The ladies were sitting at individual tables surrounded by their own families, friends and loved ones so could not compare answers to the questions, but when asked the secret to their longevity they all agreed it was living a life filled with purpose, fun and most importantly love. Most agreed that having good genes helped a lot too! The part that completely made my morning and sent me off to work with a smile was a comment made by 104-year-old Ida Hall
What a lovely affirmation of life to see on a Monday morning.
One of Ida’s fellow residents, Eva Altay, a native of Budapest, is by all outward appearances a feisty lady, full of gumption and determination.
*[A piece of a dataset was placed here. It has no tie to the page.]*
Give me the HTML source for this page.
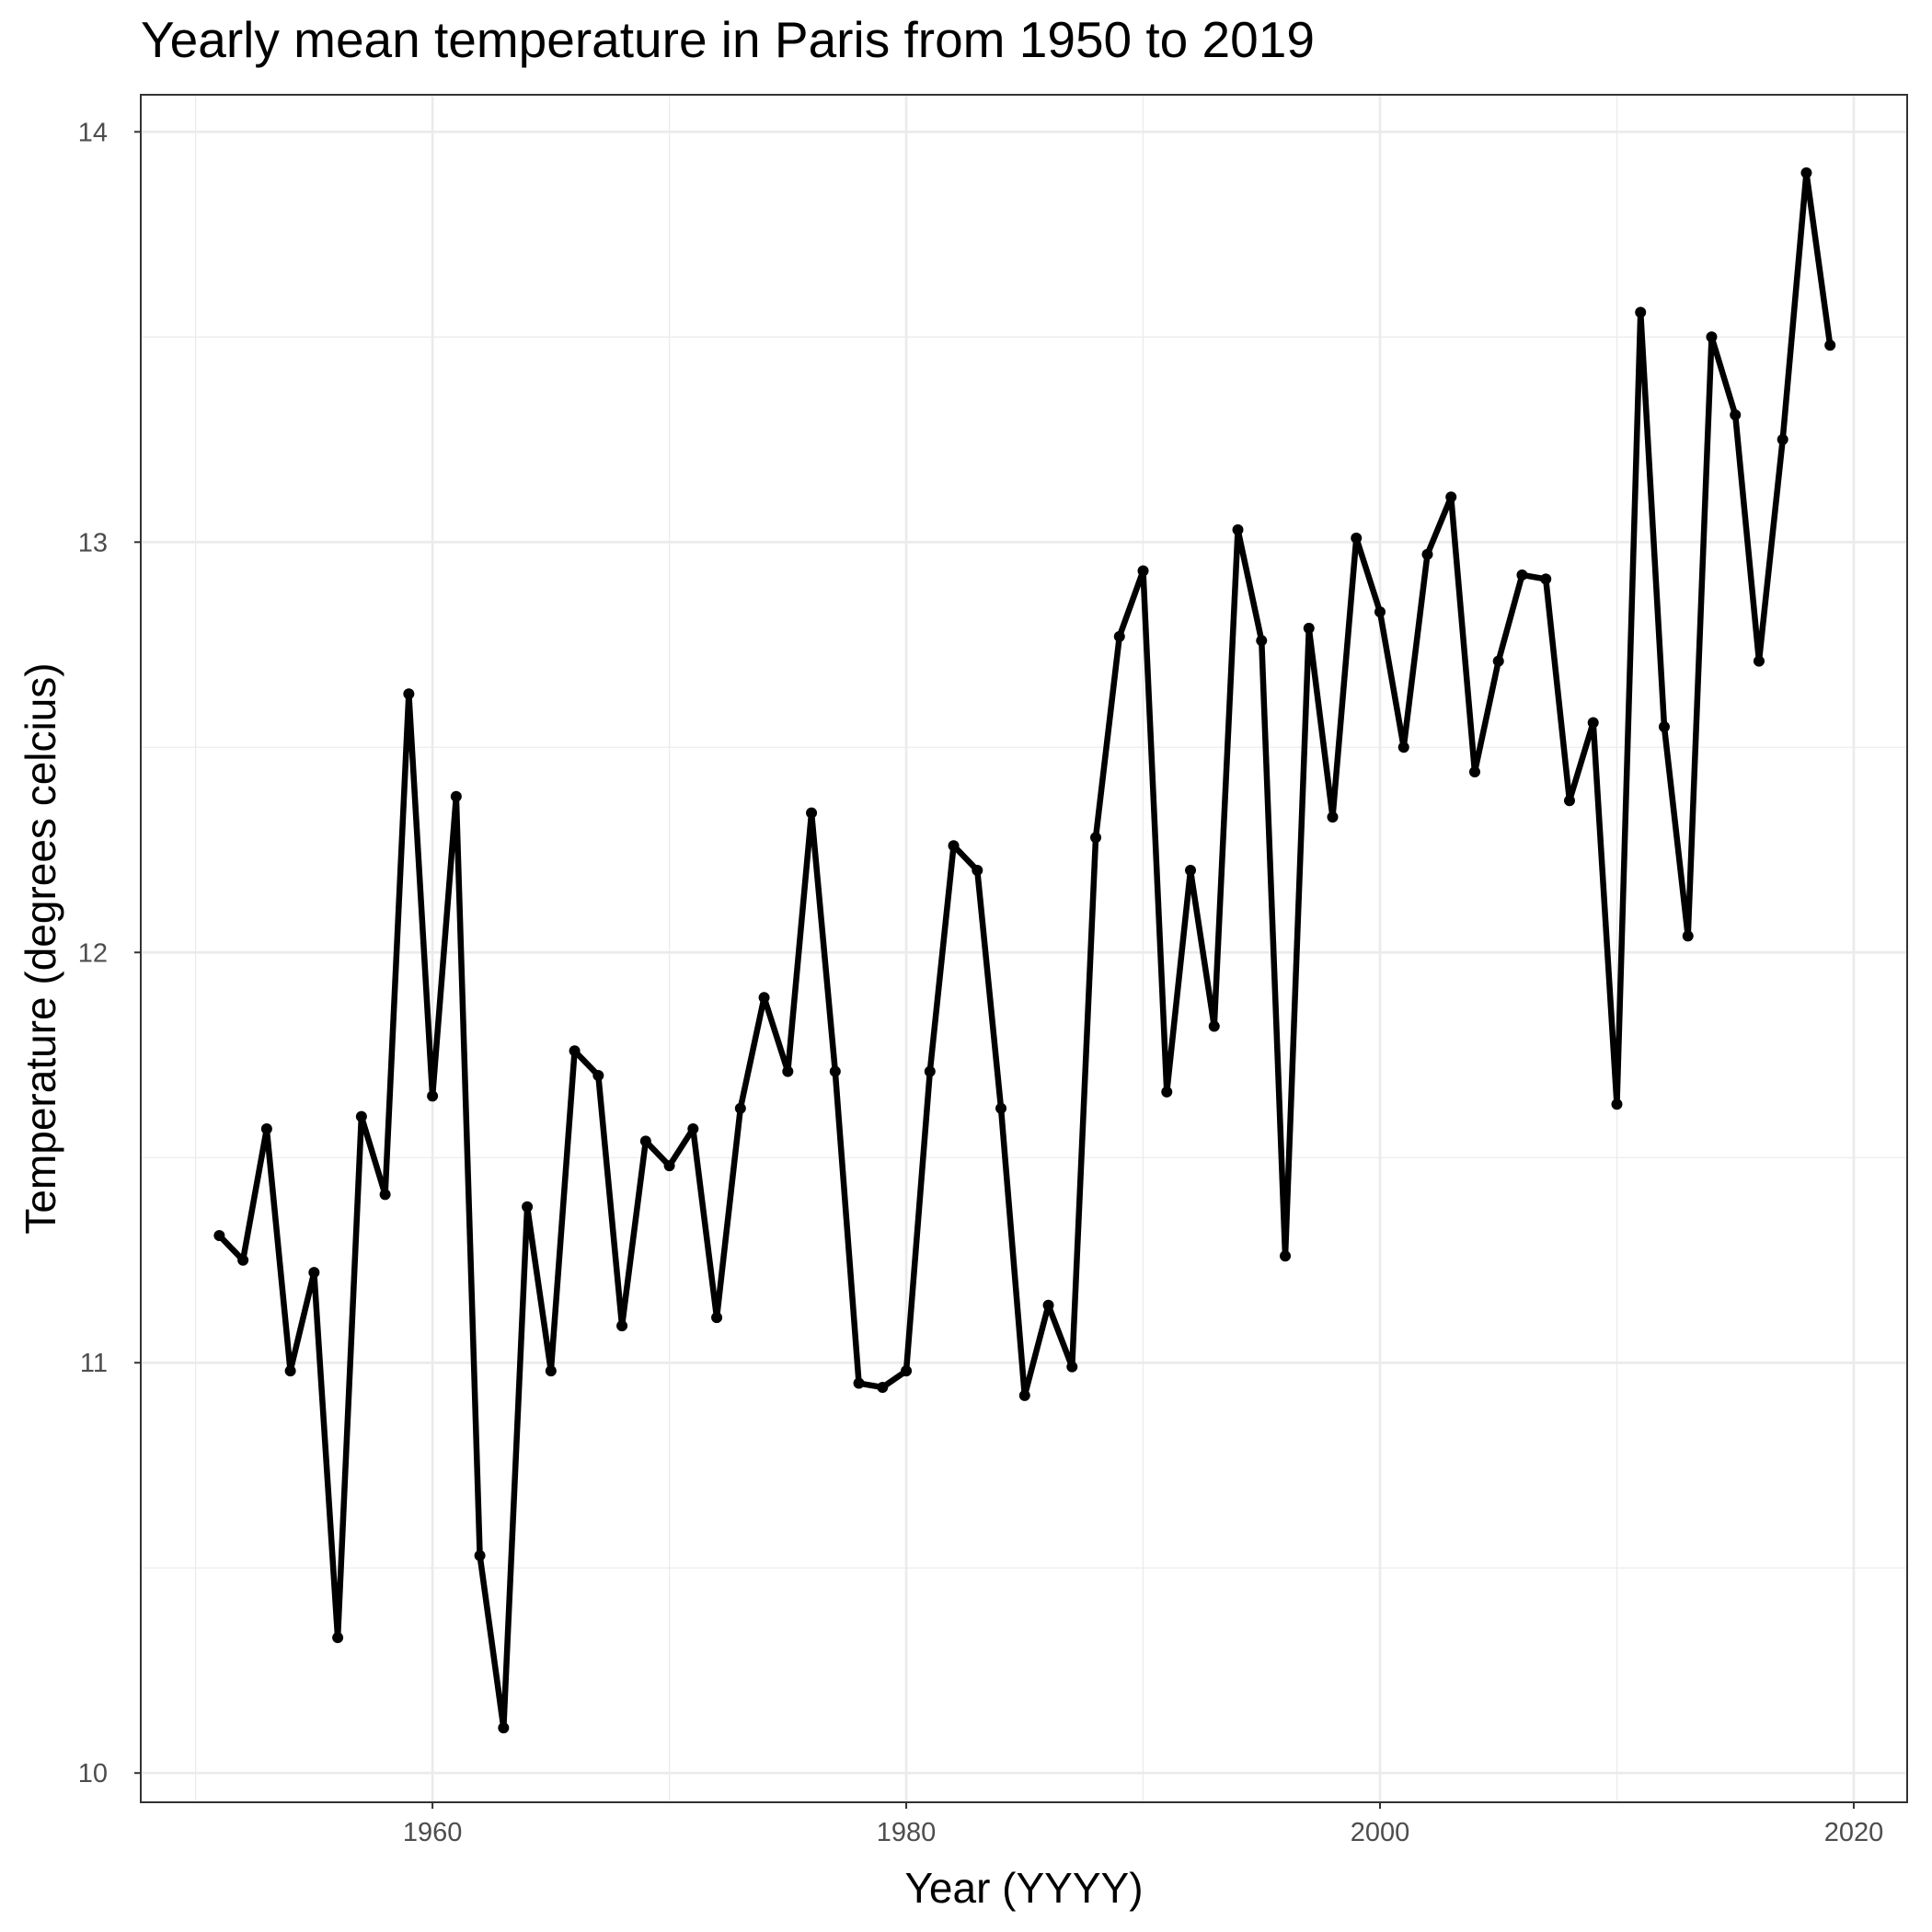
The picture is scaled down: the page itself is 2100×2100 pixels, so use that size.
<!DOCTYPE html>
<html><head><meta charset="utf-8"><style>html,body{margin:0;padding:0;background:#fff}svg{display:block}</style></head>
<body>
<svg id="chart" width="2100" height="2100" viewBox="0 0 2100 2100" xmlns="http://www.w3.org/2000/svg" font-family="Liberation Sans, sans-serif">
<rect width="2100" height="2100" fill="#fff"/>
<text x="153" y="62" font-size="55" fill="#000">Yearly mean temperature in Paris from 1950 to 2019</text>
<g id="grid"></g>
<g id="series"></g>
<rect x="153" y="103" width="1920" height="1856" fill="none" stroke="#333" stroke-width="2"/>
<g id="axes"></g>
<text x="1113" y="2068" font-size="46" text-anchor="middle" fill="#000">Year (YYYY)</text>
<text transform="translate(60,1031) rotate(-90)" font-size="46" text-anchor="middle" fill="#000">Temperature (degrees celcius)</text>
</svg>
<script>
const years = [];
for (let y = 1951; y <= 2019; y++) years.push(y);
const temps = [11.31,11.25,11.57,10.98,11.22,10.33,11.60,11.41,12.63,11.65,
12.38,10.53,10.11,11.38,10.98,11.76,11.70,11.09,11.54,11.48,
11.57,11.11,11.62,11.89,11.71,12.34,11.71,10.95,10.94,10.98,
11.71,12.26,12.20,11.62,10.92,11.14,10.99,12.28,12.77,12.93,
11.66,12.20,11.82,13.03,12.76,11.26,12.79,12.33,13.01,12.83,
12.50,12.97,13.11,12.44,12.71,12.92,12.91,12.37,12.56,11.63,
13.56,12.55,12.04,13.50,13.31,12.71,13.25,13.90,13.48];
const xTicks = [1960,1980,2000,2020];
const xMinor = [1950,1970,1990,2010];
const yTicks = [10,11,12,13,14];
const yMinor = [10.5,11.5,12.5,13.5];

const NS = "http://www.w3.org/2000/svg";
const X0 = 153, X1 = 2073, Y0 = 103, Y1 = 1959;
function xs(v){ return 470.1 + (v - 1960) * (1500 - 470.1) / 40; }
function ys(v){ return 1927.2 - (v - 10) * (1927.2 - 143.3) / 4; }
function mk(tag, attrs, parent){ const e = document.createElementNS(NS, tag); for (const k in attrs) e.setAttribute(k, attrs[k]); parent.appendChild(e); return e; }
const grid = document.getElementById('grid'), series = document.getElementById('series'), axes = document.getElementById('axes');

xMinor.forEach(v => { const l = mk('line', {x1: xs(v), x2: xs(v), y1: Y0, y2: Y1, stroke: '#ebebeb', 'stroke-width': 1.3}, grid);
    });
yMinor.forEach(v => { const l = mk('line', {x1: X0, x2: X1, y1: ys(v), y2: ys(v), stroke: '#ebebeb', 'stroke-width': 1.3}, grid);
    });
xTicks.forEach(v => { const l = mk('line', {x1: xs(v), x2: xs(v), y1: Y0, y2: Y1, stroke: '#ebebeb', 'stroke-width': 2.7}, grid);
   
  const t = mk('line', {x1: xs(v), x2: xs(v), y1: Y1, y2: Y1 + 7, stroke: '#333', 'stroke-width': 2}, axes);
   
  const tx = mk('text', {x: xs(v), y: Y1 + 42, 'font-size': 29, 'text-anchor': 'middle', fill: '#4d4d4d'}, axes);
  tx.textContent = v;   });
yTicks.forEach(v => { const l = mk('line', {x1: X0, x2: X1, y1: ys(v), y2: ys(v), stroke: '#ebebeb', 'stroke-width': 2.7}, grid);
   
  const t = mk('line', {x1: X0 - 7, x2: X0, y1: ys(v), y2: ys(v), stroke: '#333', 'stroke-width': 2}, axes);
   
  const tx = mk('text', {x: 117, y: ys(v) + 10, 'font-size': 29, 'text-anchor': 'end', fill: '#4d4d4d'}, axes);
  tx.textContent = v;   });

const pts = years.map((y, i) => xs(y) + ',' + ys(temps[i])).join(' ');
const pl = mk('polyline', {points: pts, fill: 'none', stroke: '#000', 'stroke-width': 6.5, 'stroke-linejoin': 'round'}, series);
 
years.forEach((y, i) => { const c = mk('circle', {cx: xs(y), cy: ys(temps[i]), r: 6, fill: '#000'}, series);
    });
</script>
</body></html>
She broke her hip recently while doing Tai-Chi (of course) and absolutely vowed that she would not be wheelchair bound. She has been doing physio three-times weekly and credits that for keeping her mobile. Quoting from the Toronto Sun newspaper interview “’I look after myself completely,’ the petite former lawn bowler told me proudly. ‘I try to be as self-confident as I can be.’”
Ida also takes part in the physio program three times a week and credits that with keeping her independently mobile, albeit with the help of a walker (cheerfully decked out with yellow roses). She also participates in exercise classes.
I can only hope to be as vibrant, active, sharp and happy as Ida if I am fortunate enough to make it to some ripe old age. Personally, I think I am more apt to be the crazy cat lady, sitting on her front porch in her purple hat, shaking her fist and yelling at the kids to get off the lawn.
Unfortunately, the reason that Eva Altay and Ida Hall were in the paper was not because of Ida’s upcoming 105th birthday, but because cutbacks in government funding to the physio-therapy program at St. Hilda’s will keep her, Eva and other residents from receiving the much needed care enabling them to remain both mobile and non-dependent of full time care givers. That, however, is a topic for another time and place.
Back to Jennifer Valentyne’s interviews that morning. I went off to work with that big smile I mentioned before because when Jennifer walked over to Ida and showed her the paper, pointing out that Ida herself had made the front page (pictured below) …
… rather than becoming flustered by her new-found notoriety, neither embarrassed nor tickled to be on the front page of the paper, her only comment was “Oh my! I look old.”
Bless your heart Ida … YOU LOOK BEAUTIFUL!